Hello Everyone, I am seeing an issue with partiti...
# questions
a
Hello Everyone, I am seeing an issue with partitionedDataset not found in Kedro pipeline when running on Azure Databricks notebook. It throws error - DataSetError: No Partitions found in ''`/mnt/testmount/data/05_model_input/partitions`'' ADLS has been mounted to /mnt/testmount/ Partitions are getting created at
/mnt/testmount/data/05_model_input/partitions
Details-- I am running a Kedro pipelines on Azure Databricks notebook. There are 4 pipelines in the project. First two, Parse and Clean works fine, read the raw data from ADLS, do the transformation and write the data back to ADLS. Third pipeline 'optimize' has spark dataset as input and generates 2 outputs.

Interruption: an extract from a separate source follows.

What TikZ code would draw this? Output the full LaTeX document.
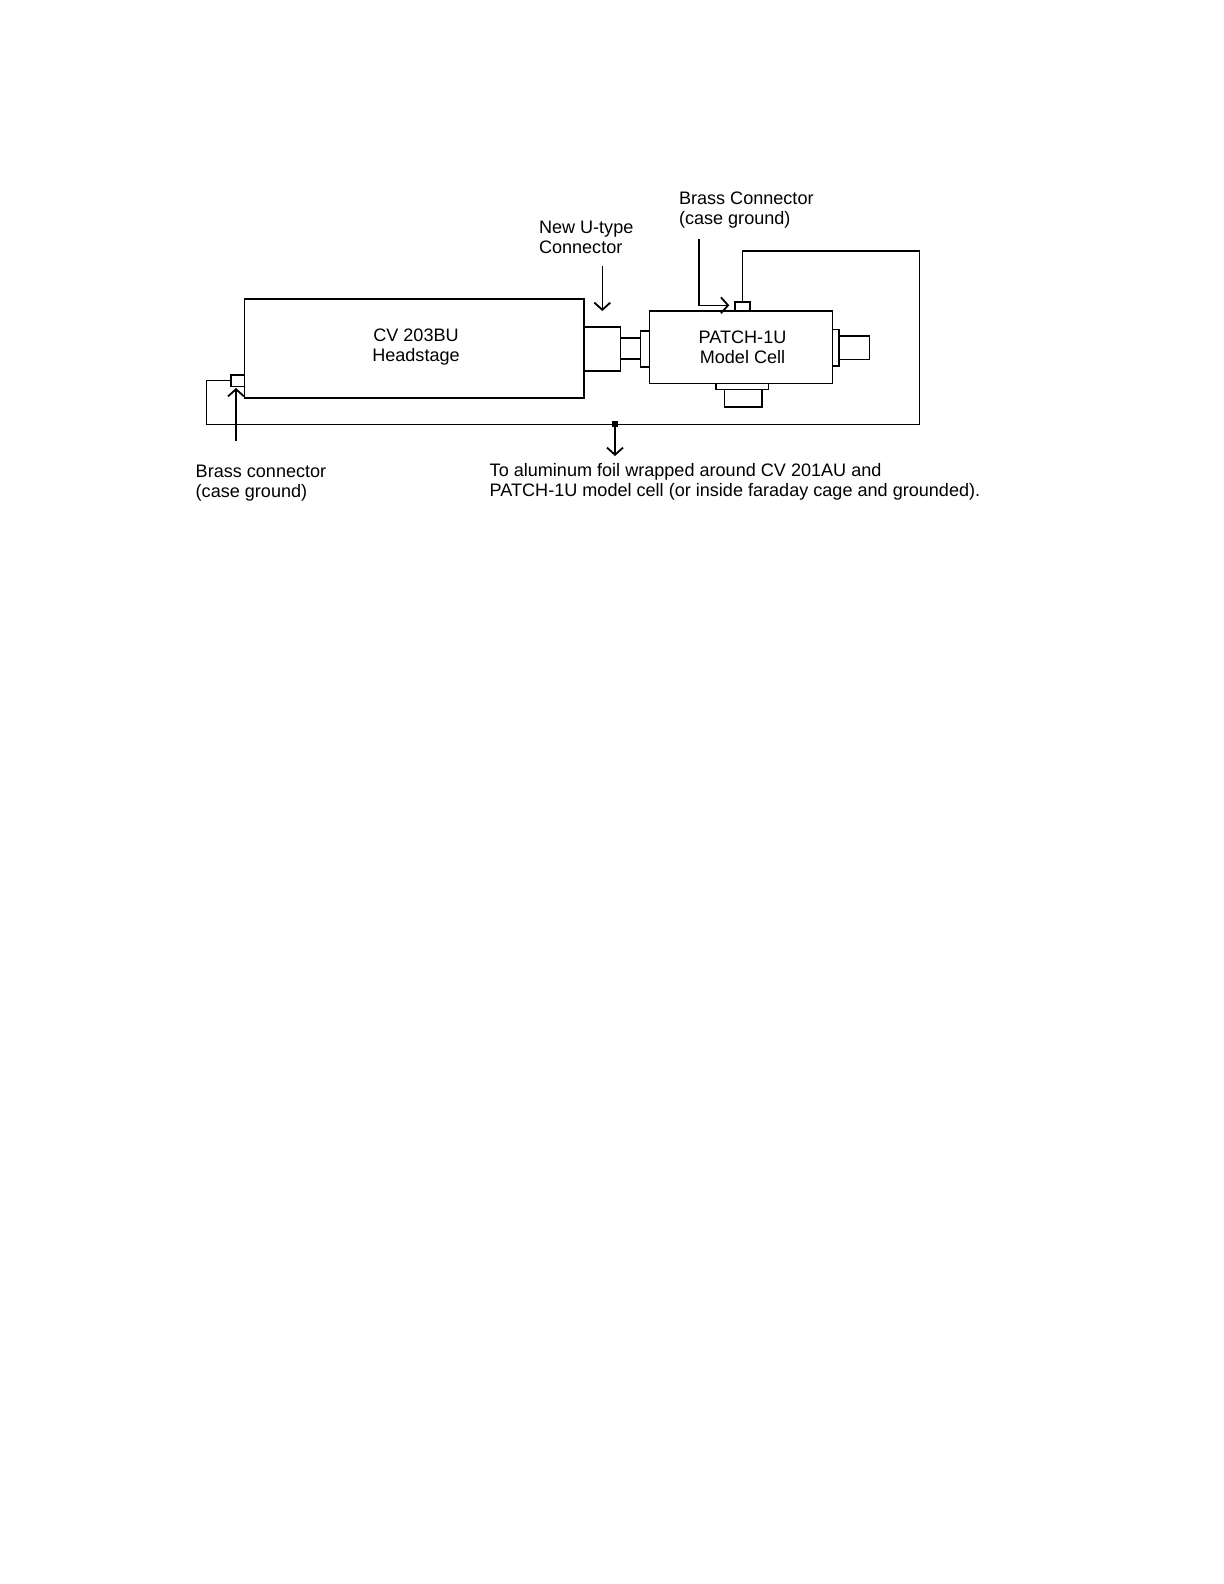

PartitionedDataset and transformed Pandas Dataframe.
Copy code
Optimize.partition@spark:
  type: kedro.io.PartitionedDataSet
  dataset:<<: *spark_parquet_partitioned
  load_args:
    maxdepth: 1
    withdirs: True
  layer : Data Transformation
  path : /mnt/testmount/data/05_model_input/partitions

model_input@pandas:
  type: kedro.io.PartitionedDataSet
  dataset:<<: *pandas_parquet_partitioned
  load_args:
    maxdepth: 1
    withdirs: True
  layer : Data Transformation
  path : /mnt/testmount/data/05_model_input/model_data
Note- pipeline works fine when run in local environment. Kedro =0.18.3 Python =3.8.10 Cluster= Spark 3.2.1
n
Could you also share what is defined in
spark_parquet_partitioned
? Is there data already in
/mnt/testmount/data/05_model_input/partitions
or some pipeline generate the partitions there? So mounting ADLS is working fine for you. Could you change the SparkDataSet to something non-spark? I am curious if this is a
PartitionDataSet
or spark problem.
a
Copy code
_spark_parquet_partitioned: &spark_parquet_partitioned
  type: spark.SparkDataSet
  file_format: parquet
  save_args:
    mode: overwrite

_pandas_parquet_partitioned : &pandas_parquet_partitioned
  type : pandas.ParquetDataSet
  save_args:
    index : False
@Nok Lam Chan Thanks for your reply. So this pipeline 'optimize' has two nodes, first node puts the partitioned data to ADLS, so the partitions are present in ADLS location. Second node of this pipeline is taking this partitioned data and convert it into pandas dataframes. This node is failing.